ATS & Technology - March 3, 2025 - By Calvin Botez - 16 min read

How to Set Up an ATS: Step-by-Step Implementation Guide

An Applicant Tracking System is only as good as its implementation. Many teams sign up for an ATS and then underuse it for months because the setup was incomplete, the team was not trained properly, or the workflows were configured to mirror old habits rather than build better ones.

This guide walks through every phase of ATS implementation - from pre-launch decisions through training and go-live - so you can get value from day one rather than struggling through a six-month learning curve.

The stakes are higher than they used to be. Global research from The Josh Bersin Company and AMS, drawing on roughly half a million hires across eight industries and more than 25 countries, put the average time to hire at 44 days, up from 43 the year before and rising for several consecutive years. A well-configured ATS is one of the few levers that reliably pulls that number down, but only if it is set up to match how your team actually hires. A tool that mirrors a broken process simply makes the broken process faster.

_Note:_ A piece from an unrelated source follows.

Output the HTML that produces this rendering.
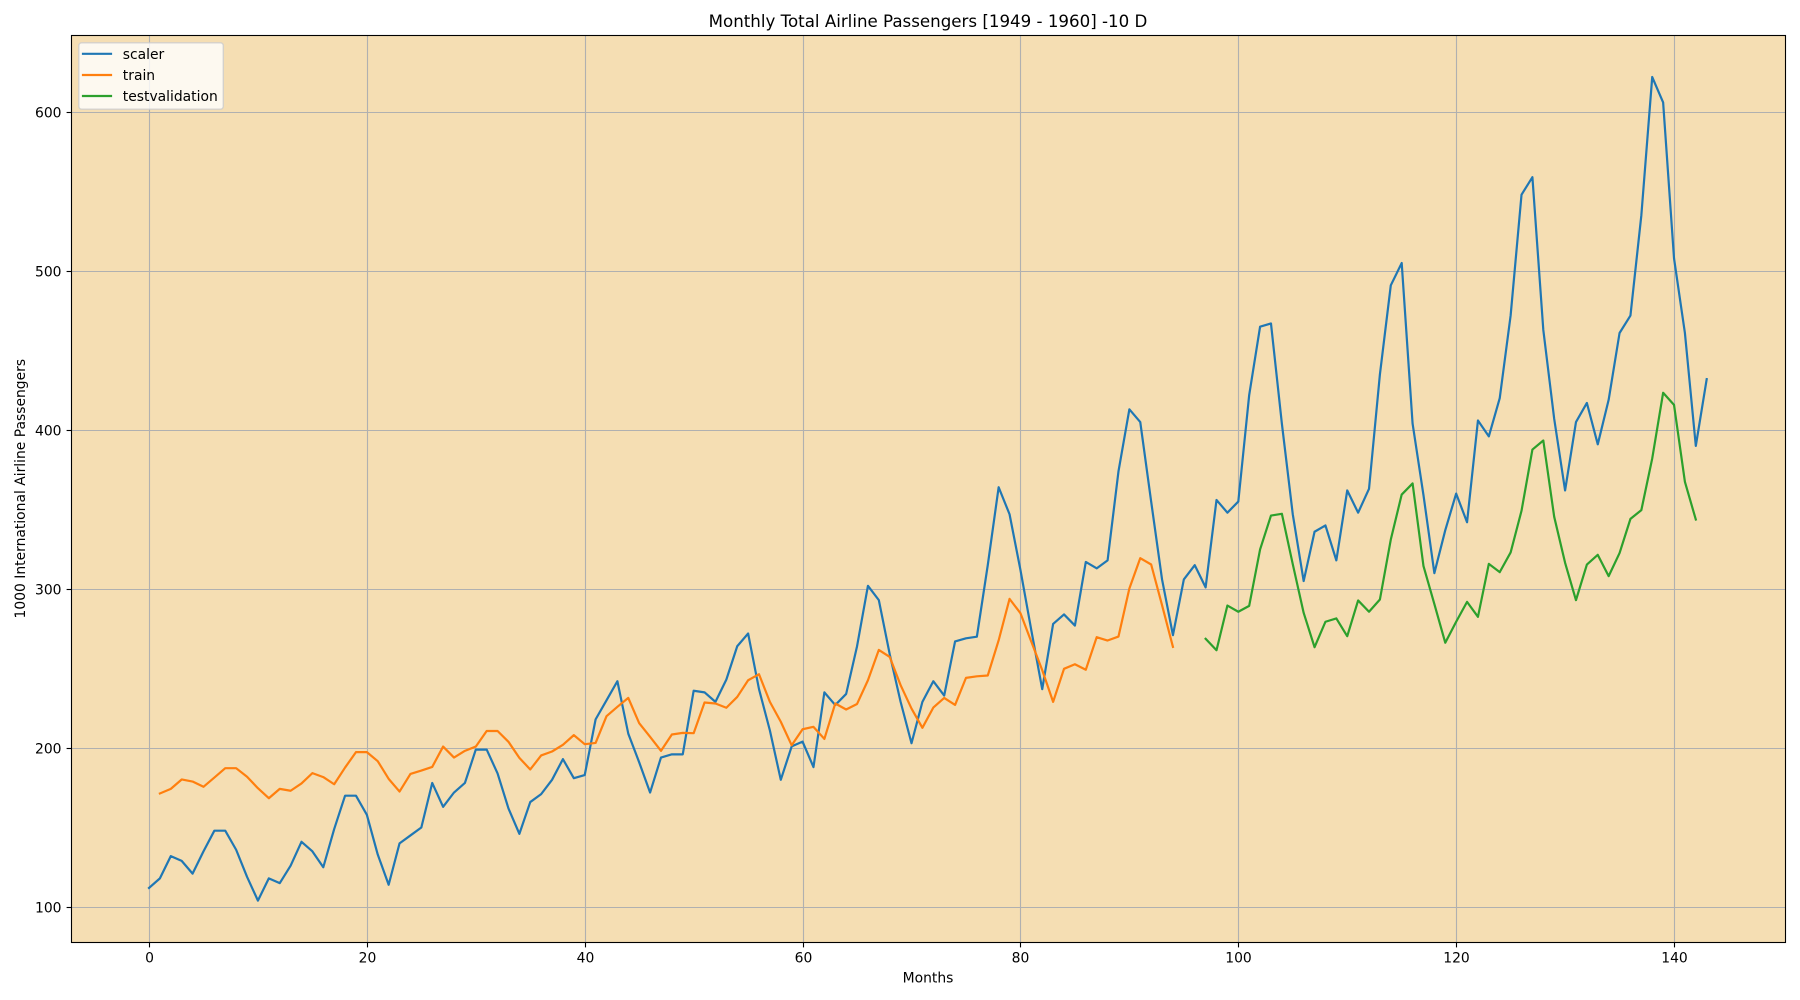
<!DOCTYPE html>
<html lang="en">
<head>
<meta charset="utf-8">
<title>Monthly Total Airline Passengers</title>
<style>
  html, body { margin: 0; padding: 0; background: #fff; }
  svg { display: block; }
  text { font-family: "DejaVu Sans", "Liberation Sans", sans-serif; fill: #000; }
</style>
</head>
<body>
<svg id="chart" xmlns="http://www.w3.org/2000/svg" width="1800" height="1000" viewBox="0 0 1800 1000">
  <rect x="0" y="0" width="1800" height="1000" fill="#ffffff"/>
  <rect x="71.5" y="35.5" width="1714" height="907" fill="#f5deb3"/>
  <g id="grid"></g>
  <g id="series"></g>
  <g id="ticks"></g>
  <rect x="71.5" y="35.5" width="1714" height="907" fill="none" stroke="#000" stroke-width="1.11"/>

  <text x="928" y="27" font-size="16.67" text-anchor="middle">Monthly Total Airline Passengers [1949 - 1960] -10 D</text>
  <text x="928" y="982.3" font-size="13.89" text-anchor="middle">Months</text>
  <text x="0" y="0" font-size="13.89" text-anchor="middle" transform="translate(25.2 488.7) rotate(-90)">1000 International Airline Passengers</text>

  <g>
    <rect x="78.8" y="42.8" width="144.5" height="66.4" rx="2.8" ry="2.8" fill="#ffffff" fill-opacity="0.8" stroke="#cccccc" stroke-opacity="0.8" stroke-width="1.39"/>
    <g>
      <line x1="83" y1="53.8" x2="111" y2="53.8" stroke="#1f77b4" stroke-width="2.2" stroke-linecap="square"/>
      <text x="122.8" y="58.9" font-size="13.89">scaler</text>
    </g>
    <g>
      <line x1="83" y1="75" x2="111" y2="75" stroke="#ff7f0e" stroke-width="2.2" stroke-linecap="square"/>
      <text x="122.8" y="80" font-size="13.89">train</text>
    </g>
    <g>
      <line x1="83" y1="96" x2="111" y2="96" stroke="#2ca02c" stroke-width="2.2" stroke-linecap="square"/>
      <text x="122.8" y="101.1" font-size="13.89">testvalidation</text>
    </g>
  </g>
</svg>
<script>
const xTicks = [0, 20, 40, 60, 80, 100, 120, 140];
const yTicks = [100, 200, 300, 400, 500, 600];

const scalerStart = 0;
const scalerValues = [112,118,132,129,121,135,148,148,136,119,104,118,115,126,141,135,125,149,170,170,158,133,114,140,145,150,178,163,172,178,199,199,184,162,146,166,171,180,193,181,183,218,230,242,209,191,172,194,196,196,236,235,229,243,264,272,237,211,180,201,204,188,235,227,234,264,302,293,259,229,203,229,242,233,267,269,270,315,364,347,312,274,237,278,284,277,317,313,318,374,413,405,355,306,271,306,315,301,356,348,355,422,465,467,404,347,305,336,340,318,362,348,363,435,491,505,404,359,310,337,360,342,406,396,420,472,548,559,463,407,362,405,417,391,419,461,472,535,622,606,508,461,390,432];

const trainStart = 1;
const trainValues = [171.4,174.3,180.2,178.9,175.6,181.4,187.3,187.3,181.9,174.7,168.4,174.3,173.1,177.7,184.2,181.7,177.2,187.7,197.4,197.4,191.7,180.6,172.6,183.7,185.8,188.1,200.9,194,198.2,200.9,210.7,210.7,203.9,193.8,186.5,195.3,197.8,202,208.1,202.4,203.2,220,225.9,231.5,215.6,207,198.2,208.5,209.5,209.3,228.6,228,225.3,232.1,242.6,246.4,229,216.5,201.7,211.8,213.3,205.7,228,224.2,227.7,242.6,261.7,257.3,239.5,224.8,212.7,225.4,231.5,227.1,244.1,245.1,245.6,267.7,293.8,284.8,266.8,249,229,249.8,252.7,249.2,269.7,267.6,270.1,300.3,319.4,315.4,289.8,263.6];

const testStart = 97;
const testValues = [268.7,261.5,289.6,285.7,289.4,324.9,346.2,347.3,315.6,285,263.4,279.4,281.5,270.3,292.8,285.7,293.4,331.1,359.4,366.4,314.4,290.5,266.2,279.4,291.9,282.5,315.8,310.6,323,349.2,387.7,393.4,345.4,316.5,293,315.4,321.5,308.1,322.6,344.1,349.6,382.1,423.4,415.8,367.4,343.7];

const SVG_NS = 'http://www.w3.org/2000/svg';

function xScale(v) {
  return 149.0 + v * 10.893;
}
function yScale(v) {
  return 907.0 - (v - 100) * 1.59;
}
function snap(p) {
  return Math.round(p) + 0.5;
}
function make(tag, attrs) {
  const el = document.createElementNS(SVG_NS, tag);
  Object.keys(attrs).forEach(function (k) { el.setAttribute(k, attrs[k]); });
  return el;
}

const gridGroup = document.getElementById('grid');
const ticksGroup = document.getElementById('ticks');
const seriesGroup = document.getElementById('series');

xTicks.forEach(function (t) {
  const px = snap(xScale(t));
  const gridLine = make('line', { x1: px, x2: px, y1: 35.5, y2: 942.5, stroke: '#b0b0b0', 'stroke-width': 1.11 });
  
  
  gridGroup.appendChild(gridLine);

  const tick = make('line', { x1: px, x2: px, y1: 942.5, y2: 947.4, stroke: '#000', 'stroke-width': 1.11 });
  
  
  ticksGroup.appendChild(tick);

  const label = make('text', { x: px, y: 962.3, 'font-size': 13.89, 'text-anchor': 'middle' });
  
  
  label.textContent = String(t);
  ticksGroup.appendChild(label);
});

yTicks.forEach(function (t) {
  const py = snap(yScale(t));
  const gridLine = make('line', { x1: 71.5, x2: 1785.5, y1: py, y2: py, stroke: '#b0b0b0', 'stroke-width': 1.11 });
  
  
  gridGroup.appendChild(gridLine);

  const tick = make('line', { x1: 66.6, x2: 71.5, y1: py, y2: py, stroke: '#000', 'stroke-width': 1.11 });
  
  
  ticksGroup.appendChild(tick);

  const label = make('text', { x: 61.5, y: py + 5, 'font-size': 13.89, 'text-anchor': 'end' });
  
  
  label.textContent = String(t);
  ticksGroup.appendChild(label);
});

function seriesPoints(values, start) {
  return values.map(function (v, i) {
    return xScale(start + i).toFixed(2) + ',' + yScale(v).toFixed(2);
  }).join(' ');
}
function seriesLine(values, start, color) {
  return make('polyline', {
    points: seriesPoints(values, start),
    fill: 'none',
    stroke: color,
    'stroke-width': 2.2,
    'stroke-linejoin': 'round',
    'stroke-linecap': 'square'
  });
}

const scalerLine = seriesLine(scalerValues, scalerStart, '#1f77b4');


seriesGroup.appendChild(scalerLine);

const trainLine = seriesLine(trainValues, trainStart, '#ff7f0e');


seriesGroup.appendChild(trainLine);

const testLine = seriesLine(testValues, testStart, '#2ca02c');


seriesGroup.appendChild(testLine);
</script>
</body>
</html>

The cost of getting it wrong is not only measured in days. The Human Capital Institute has reported that roughly 60 percent of candidates never hear back from an employer after an interview, and that about 60 percent abandon a long or clunky online application before they finish it. Every one of those moments is a configuration choice: an automated acknowledgement that was never written, a rejection stage with no template attached, an application form with twelve fields that should have had four. The setup decisions in this guide are what separate an ATS that quietly improves your reputation from one that silently damages it.

What This Guide Covers

This is a hands-on implementation playbook, not a buyer's guide. It assumes you have already chosen a platform (or are close to it) and now need to stand it up properly. The phases below move in deliberate order: plan the process, configure the system to match it, migrate your data, train the people who will live in it, then pilot and go live. Each phase lists the concrete decisions to make and the traps that derail teams who skip ahead. If you are still comparing vendors, start with the buyer's guide linked at the end and come back here once you have signed.

How Long Does ATS Implementation Take?

There is no single answer, because "implementation" means very different things depending on the platform and the depth of your configuration. For a small or mid-sized team using a modern, self-serve ATS, a focused setup can be completed in days. For an enterprise suite with deep HRIS integration, custom workflows, and a large historical database to migrate, the same project can run for months. Published vendor timelines illustrate the spread: lightweight tools advertise configuration in two to four weeks, while large enterprise deployments are routinely quoted at several months or more.

The variable that matters is not the software, it is the decisions you make before you touch it. The plan below is structured as a roughly five-week schedule for a typical mid-sized team. Compress it if you are smaller and your process is simple. Extend it if you are migrating years of data or wiring up multiple integrations. Either way, do the phases in order. The single most common cause of a painful rollout is configuring the system before the underlying process has been agreed.

As a rough planning baseline, here is how the work tends to distribute across a five-week mid-market rollout:

Two roles make or break the timeline. One person needs to own the project day to day and hold the decisions, and one senior leader needs to sponsor it so that "we will use the ATS for everything from now on" is a mandate rather than a suggestion. Implementations without a clear owner drift; implementations without a sponsor get quietly undermined the first time a hiring manager prefers their old spreadsheet.

Phase 1: Pre-Implementation Planning (Week 1-2)

Map Your Current Process First

Before you configure anything, document exactly how hiring works today. Walk through a recent open role from job approval through to offer acceptance. Write down every step, every person involved, and every tool used. You will probably find: emails going back and forth, spreadsheets tracking candidates, calendar invites scattered across inboxes, and feedback collected in Slack threads or verbal conversations.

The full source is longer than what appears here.